Con Oskar como testigo de las aventuras de su madre (Angela Winkler), que vive una especie de triángulo amoroso junto a su marido (Mario Adorf) y a su amor de juventud, el primo Jan (Daniel Olbrychski), la película retrata con tintes absurdos y surrealistas la irrupción del nazismo y la transformación de los valores y las prioridades de los alemanes (la sustitución, por ejemplo, del retrato de Beethoven por el de Hitler en el salón familiar; la compra de la radio para escuchar los discursos del Führer; el vecino trompetista amenazado por interpretar La internacional). De este modo, la historia de los personajes se ve jalonada por los sucesivos progresos de la imposición del nazismo y de los episodios ligados al desarrollo de la guerra, marcando como un metrónomo el ritmo de vida de los protagonistas. En particular, el fragmento más emotivo lo protagoniza el cantante y actor francés de origen armenio Charles Aznavour, el dueño de la tienda de juguetes, alemán de origen judío, que repara o sustituye el tambor de Oskar y que ama a su madre hasta el punto de proponerle huir juntos a Londres cuando la situación en Danzig se hace irrespirable; el final del personaje, su apuesta por el amor antes que la huida, es uno de los instantes más conmovedores del filme.

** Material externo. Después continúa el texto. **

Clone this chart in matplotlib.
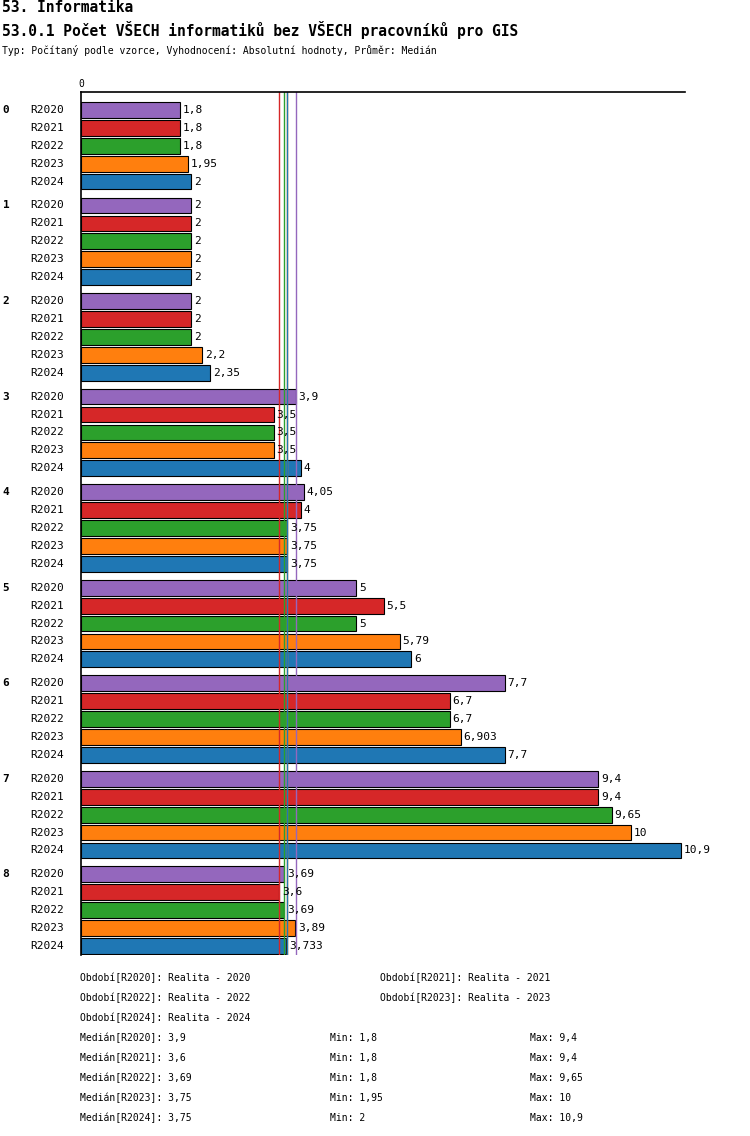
import numpy as np
import matplotlib.pyplot as plt

plt.rcParams['font.family'] = 'DejaVu Sans Mono'

groups = ['0', '1', '2', '3', '4', '5', '6', '7', '8']
series = ['R2020', 'R2021', 'R2022', 'R2023', 'R2024']
colors = ['#9467bd', '#d62728', '#2ca02c', '#ff7f0e', '#1f77b4']
values = {
    'R2020': [1.8, 2, 2, 3.9, 4.05, 5, 7.7, 9.4, 3.69],
    'R2021': [1.8, 2, 2, 3.5, 4, 5.5, 6.7, 9.4, 3.6],
    'R2022': [1.8, 2, 2, 3.5, 3.75, 5, 6.7, 9.65, 3.69],
    'R2023': [1.95, 2, 2.2, 3.5, 3.75, 5.79, 6.903, 10, 3.89],
    'R2024': [2, 2, 2.35, 4, 3.75, 6, 7.7, 10.9, 3.733],
}
labels = {
    'R2020': ['1,8', '2', '2', '3,9', '4,05', '5', '7,7', '9,4', '3,69'],
    'R2021': ['1,8', '2', '2', '3,5', '4', '5,5', '6,7', '9,4', '3,6'],
    'R2022': ['1,8', '2', '2', '3,5', '3,75', '5', '6,7', '9,65', '3,69'],
    'R2023': ['1,95', '2', '2,2', '3,5', '3,75', '5,79', '6,903', '10', '3,89'],
    'R2024': ['2', '2', '2,35', '4', '3,75', '6', '7,7', '10,9', '3,733'],
}
medians = {'R2020': 3.9, 'R2021': 3.6, 'R2022': 3.69, 'R2023': 3.75, 'R2024': 3.75}
mins = {'R2020': '1,8', 'R2021': '1,8', 'R2022': '1,8', 'R2023': '1,95', 'R2024': '2'}
maxs = {'R2020': '9,4', 'R2021': '9,4', 'R2022': '9,65', 'R2023': '10', 'R2024': '10,9'}
med_labels = {'R2020': '3,9', 'R2021': '3,6', 'R2022': '3,69', 'R2023': '3,75', 'R2024': '3,75'}

W, H = 750, 1136
fig = plt.figure(figsize=(W / 100, H / 100), dpi=100)
ax = fig.add_axes([81 / W, 1 - 955 / H, (685 - 81) / W, (955 - 92) / H])

step = 5.333
for i, s in enumerate(series):
    ys = np.arange(len(groups)) * step + i + 0.5
    ax.barh(ys, values[s], height=0.88, color=colors[i], edgecolor='black', linewidth=0.8)
    for y, v, lab in zip(ys, values[s], labels[s]):
        ax.text(v + 0.05, y, lab, va='center', ha='left', fontsize=8)
    for g, y in enumerate(ys):
        ax.text(-0.3, y, s, va='center', ha='right', fontsize=8)
for g, name in enumerate(groups):
    ax.text(-1.3, g * step + 0.5, name, va='center', ha='right', fontsize=8, fontweight='bold')

for s, c in zip(['R2021', 'R2022', 'R2023', 'R2024', 'R2020'],
                ['#d62728', '#2ca02c', '#ff7f0e', '#1f77b4', '#9467bd']):
    ax.axvline(medians[s], color=c, linewidth=1)

ax.set_xlim(0, 10.98)
ax.set_ylim((len(groups) - 1) * step + 5.0, -0.5)
for sp in ['right', 'bottom']:
    ax.spines[sp].set_visible(False)
ax.spines['left'].set_linewidth(1.2)
ax.spines['top'].set_linewidth(1.2)
ax.set_yticks([])
ax.xaxis.tick_top()
ax.set_xticks([0])
ax.set_xticklabels(['0'], fontsize=7)
ax.tick_params(axis='x', length=0, pad=2)

fig.text(2 / W, 1 - 8 / H, '53. Informatika', fontsize=10.5, fontweight='bold', va='center')
fig.text(2 / W, 1 - 30 / H, '53.0.1 Počet VŠECH informatiků bez VŠECH pracovníků pro GIS',
         fontsize=10.5, fontweight='bold', va='center')
fig.text(2 / W, 1 - 50 / H, 'Typ: Počítaný podle vzorce, Vyhodnocení: Absolutní hodnoty, Průměr: Medián',
         fontsize=7, va='center')

leg = [(80, 978, 'Období[R2020]: Realita - 2020'), (380, 978, 'Období[R2021]: Realita - 2021'),
       (80, 998, 'Období[R2022]: Realita - 2022'), (380, 998, 'Období[R2023]: Realita - 2023'),
       (80, 1018, 'Období[R2024]: Realita - 2024')]
for x, y, t in leg:
    fig.text(x / W, 1 - y / H, t, fontsize=7, va='center')
for k, s in enumerate(series):
    y = 1 - (1038 + 20 * k) / H
    fig.text(80 / W, y, f'Medián[{s}]: {med_labels[s]}', fontsize=7, va='center')
    fig.text(330 / W, y, f'Min: {mins[s]}', fontsize=7, va='center')
    fig.text(530 / W, y, f'Max: {maxs[s]}', fontsize=7, va='center')

fig.savefig('out.png', dpi=100)
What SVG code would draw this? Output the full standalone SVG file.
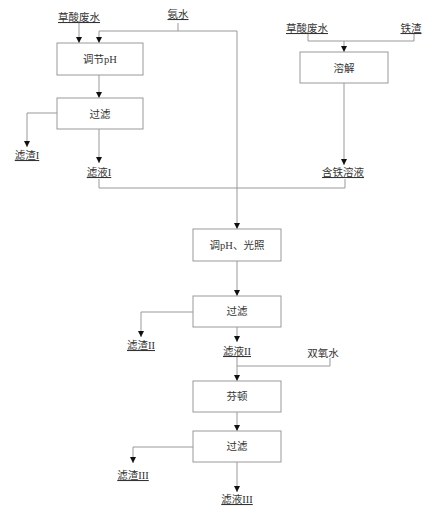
<svg xmlns="http://www.w3.org/2000/svg" width="444" height="507" viewBox="0 0 444 507">
<style>
.box{fill:#fff;stroke:#999;stroke-width:1}
.ln{fill:none;stroke:#999;stroke-width:1}
.t{font-family:"Liberation Serif","Noto Sans CJK SC",serif;font-size:10.5px;fill:#333;text-anchor:middle}
.u{text-decoration:underline}
</style>
<defs>
<marker id="ar" viewBox="0 0 6 6" refX="6" refY="3" markerWidth="6" markerHeight="6" orient="auto" markerUnits="userSpaceOnUse">
<path d="M0,0 L6,3 L0,6 Z" fill="#111"/>
</marker>
</defs>
<rect width="444" height="507" fill="#fff"/>
<g id="connectors">
<path class="ln" d="M79,23 V43" marker-end="url(#ar)"/>
<path class="ln" d="M178,23 V31"/>
<path class="ln" d="M237,31 H99 V43" marker-end="url(#ar)"/>
<path class="ln" d="M99,75 V98" marker-end="url(#ar)"/>
<path class="ln" d="M57,113 H27 V147" marker-end="url(#ar)"/>
<path class="ln" d="M99,129 V163" marker-end="url(#ar)"/>
<path class="ln" d="M99,179 V188 H345 V179"/>
<path class="ln" d="M237,31 V229" marker-end="url(#ar)"/>
<path class="ln" d="M308,34 V41 H414 V34"/>
<path class="ln" d="M344,41 V52" marker-end="url(#ar)"/>
<path class="ln" d="M344,83 V165" marker-end="url(#ar)"/>
<path class="ln" d="M237,261 V296" marker-end="url(#ar)"/>
<path class="ln" d="M193,312 H141 V337" marker-end="url(#ar)"/>
<path class="ln" d="M237,327 V342" marker-end="url(#ar)"/>
<path class="ln" d="M330,358 V366 H237"/>
<path class="ln" d="M237,357 V381" marker-end="url(#ar)"/>
<path class="ln" d="M237,412 V431" marker-end="url(#ar)"/>
<path class="ln" d="M193,447 H133 V463" marker-end="url(#ar)"/>
<path class="ln" d="M237,462 V492" marker-end="url(#ar)"/>
</g>
<g id="in1"><text class="t u" x="79" y="21">草酸废水</text></g>
<g id="in2"><text class="t u" x="178" y="18">氨水</text></g>
<g id="n1"><rect class="box" x="57" y="43" width="86" height="32"/><text class="t" x="100" y="63">调节pH</text></g>
<g id="n2"><rect class="box" x="57" y="98" width="86" height="31"/><text class="t" x="100" y="118">过滤</text></g>
<g id="out1"><text class="t u" x="27" y="159">滤渣I</text></g>
<g id="out2"><text class="t u" x="99" y="176">滤液I</text></g>
<g id="in3"><text class="t u" x="307" y="32">草酸废水</text></g>
<g id="in4"><text class="t u" x="411" y="32">铁渣</text></g>
<g id="n3"><rect class="box" x="300" y="52" width="88" height="31"/><text class="t" x="344" y="72">溶解</text></g>
<g id="out3"><text class="t u" x="343" y="176">含铁溶液</text></g>
<g id="n4"><rect class="box" x="193" y="229" width="88" height="32"/><text class="t" x="237" y="249">调pH、光照</text></g>
<g id="n5"><rect class="box" x="193" y="296" width="88" height="31"/><text class="t" x="237" y="315">过滤</text></g>
<g id="out4"><text class="t u" x="141" y="349">滤渣II</text></g>
<g id="out5"><text class="t u" x="237" y="355">滤液II</text></g>
<g id="in5"><text class="t" x="323" y="357">双氧水</text></g>
<g id="n6"><rect class="box" x="193" y="381" width="88" height="31"/><text class="t" x="237" y="400">芬顿</text></g>
<g id="n7"><rect class="box" x="193" y="431" width="88" height="31"/><text class="t" x="237" y="450">过滤</text></g>
<g id="out6"><text class="t u" x="133" y="479">滤渣III</text></g>
<g id="out7"><text class="t u" x="237" y="503">滤液III</text></g>
</svg>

Esta deriva vital se enmarca en una sucesión de escenas surrealistas que subrayan la demencial bajada a los infiernos de los alemanes: en primer lugar, el número circense protagonizado por enanos que sirve de inquietante oráculo para lo que va a venir, y que más adelante se convertirá en máxima atracción de la vida nocturna del París ocupado; además, la cabeza cortada del caballo de la que surgen las anguilas para la comida familiar; la madre embarazada y su compulsiva alimentación a base de pescado crudo, que la llevará a la muerte; el mítin nazi que queda sumergida en El Danubio azul interpretado por la orquesta de las juventudes hitlerianas, con los brazos en alto del saludo nazi moviéndose como olas al ritmo de la música; o, sin duda el elemento más perturbador y que da la clave de la sociedad alemana de posguerra, dividida por el Telón de Acero: el pequeño Oskar, con doce años, se acuesta con su criada, que a su vez es amante de su padre (o del que dice ser su padre), y engendra a un hijo que además es su hermano. A este respecto, el giro final, y la vuelta de la película a su principio (la abuela asa patatas en el campo, sentada sobre sus nueve faldas, aunque esta vez el abuelo fugitivo de la justicia no viene a engendrarla escondido bajo ellas, sino que un tren se pierde hacia el horizonte), deja en el aire el futuro incierto de un país en cuyo pasado no se reconoce.